The insurance will cost 4.75% of the total value of the insurance each year, the finance ministry said in a statement.
The South American nation is located in the so-called Pacific Ring of Fire, an area characterized by frequent earthquakes and active volcanoes.
The southern Chilean city of Valdivia was struck in 1960 by a 9.5 magnitude earthquake, the most intense on record, which caused over 1,600 deaths.
In 2010, an 8.8 magnitude quake and subsequent tsunami in Chile killed more than 500 people and caused some $30 billion in damage, wrecking hundreds of thousands of homes and mangling highways and bridges.

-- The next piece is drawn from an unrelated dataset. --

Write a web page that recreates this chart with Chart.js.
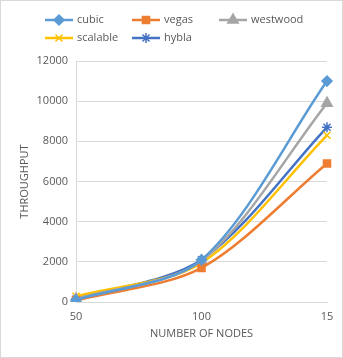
<!DOCTYPE html>
<html lang="en">
<head>
    <meta charset="UTF-8">
    <title>Throughput vs Number of Nodes</title>
    <style>
        body { margin: 0; background: #fff; }
        #wrap { width: 343px; height: 358px; }
    </style>
</head>
<body>
    <div id="wrap"><canvas id="tputChart" width="343" height="358"></canvas></div>

    <script src="https://cdn.jsdelivr.net/npm/chart.js"></script>
    <script>
        // x categories (the last label is cut short on the axis)
        const nodeLabels = ['50', '100', '15'];

        // throughput per TCP variant
        const cubic    = [100, 2100, 11000];
        const vegas    = [80, 1700, 6900];
        const westwood = [150, 2050, 9900];
        const scalable = [280, 1950, 8300];
        const hybla    = [150, 2100, 8700];

        const yTicks = [0, 2000, 4000, 6000, 8000, 10000, 12000];

        const series = [
            { label: 'cubic',    data: cubic,    color: '#5B9BD5', style: 'rectRot',  r: 5 },
            { label: 'vegas',    data: vegas,    color: '#ED7D31', style: 'rect',     r: 5 },
            { label: 'westwood', data: westwood, color: '#A5A5A5', style: 'triangle', r: 6 },
            { label: 'scalable', data: scalable, color: '#FFC000', style: 'crossRot', r: 5 },
            { label: 'hybla',    data: hybla,    color: '#4472C4', style: 'star',     r: 5 }
        ];

        const textColor = '#595959';
        const fontFamily = '"Open Sans", "Liberation Sans", Arial, sans-serif';

        // legend slots: [row y, line start x]
        const legendPos = [[20, 45], [20, 132], [20, 219], [38, 45], [38, 132]];

        const frameAndLegend = {
            id: 'frameAndLegend',
            beforeDraw(chart) {
                const ctx = chart.ctx;
                ctx.save();
                ctx.fillStyle = '#fff';
                ctx.fillRect(0, 0, chart.width, chart.height);
                ctx.strokeStyle = '#d9d9d9';
                ctx.lineWidth = 1;
                ctx.strokeRect(0.5, 0.5, chart.width - 1, chart.height - 1);
                ctx.restore();
            },
            afterDraw(chart) {
                const ctx = chart.ctx;
                ctx.save();
                ctx.font = '11px ' + fontFamily;
                ctx.textBaseline = 'middle';
                ctx.fillStyle = textColor;
                series.forEach((s, i) => {
                    const [y, x] = legendPos[i];
                    ctx.strokeStyle = s.color;
                    ctx.lineWidth = 2.5;
                    ctx.beginPath();
                    ctx.moveTo(x, y);
                    ctx.lineTo(x + 28, y);
                    ctx.stroke();
                    ctx.fillStyle = s.color;
                    ctx.lineWidth = 1.5;
                    Chart.helpers.drawPoint(ctx, { pointStyle: s.style, radius: s.r, rotation: 0, borderWidth: 1.5 }, x + 14, y);
                    ctx.fillStyle = textColor;
                    ctx.fillText(s.label, x + 32, y);
                });
                ctx.restore();
            }
        };

        const ctx = document.getElementById('tputChart').getContext('2d');
        new Chart(ctx, {
            type: 'line',
            data: {
                labels: nodeLabels,
                datasets: series.map(s => ({
                    label: s.label,
                    data: s.data,
                    borderColor: s.color,
                    backgroundColor: s.color,
                    borderWidth: 2.5,
                    tension: 0.3,
                    pointStyle: s.style,
                    pointRadius: s.r,
                    pointBorderWidth: 1.5,
                    pointHoverRadius: s.r,
                    fill: false
                }))
            },
            options: {
                responsive: false,
                animation: false,
                devicePixelRatio: 1,
                layout: { padding: { top: 61, right: 16, bottom: 14, left: 0 } },
                plugins: {
                    legend: { display: false },
                    tooltip: { enabled: false }
                },
                scales: {
                    x: {
                        offset: false,
                        grid: { display: false, drawTicks: false },
                        border: { color: '#d9d9d9' },
                        ticks: { color: textColor, font: { size: 11, family: fontFamily }, padding: 8, maxRotation: 0 },
                        title: { display: true, text: 'NUMBER OF NODES', color: textColor, font: { size: 11, family: fontFamily }, padding: { top: 4, bottom: 4 } },
                        afterFit(scale) { scale.height = 42; }
                    },
                    y: {
                        min: 0,
                        max: 12000,
                        afterBuildTicks(scale) { scale.ticks = yTicks.map(v => ({ value: v })); },
                        grid: { color: '#d9d9d9', drawTicks: false },
                        border: { color: '#d9d9d9' },
                        ticks: {
                            color: textColor,
                            font: { size: 11, family: fontFamily },
                            padding: 8,
                            callback: v => String(v)
                        },
                        title: { display: true, text: 'THROUGHPUT', color: textColor, font: { size: 11, family: fontFamily }, padding: { top: 18, bottom: 4 } },
                        afterFit(scale) { scale.width = 76; }
                    }
                }
            },
            plugins: [frameAndLegend]
        });
    </script>
</body>
</html>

“This insurance will allow Chile to receive pre-established compensation payments for up to the maximum coverage, in the event of certain high-intensity parameterized seismic events that cause material damage to the country and public finances,” the ministry said.
“If an earthquake is greater than a particular threshold and occurs in a particular zone and depth, the insurance provides for a specific payout associated with the event, which, on average, occurs approximately every 70 years,” it added.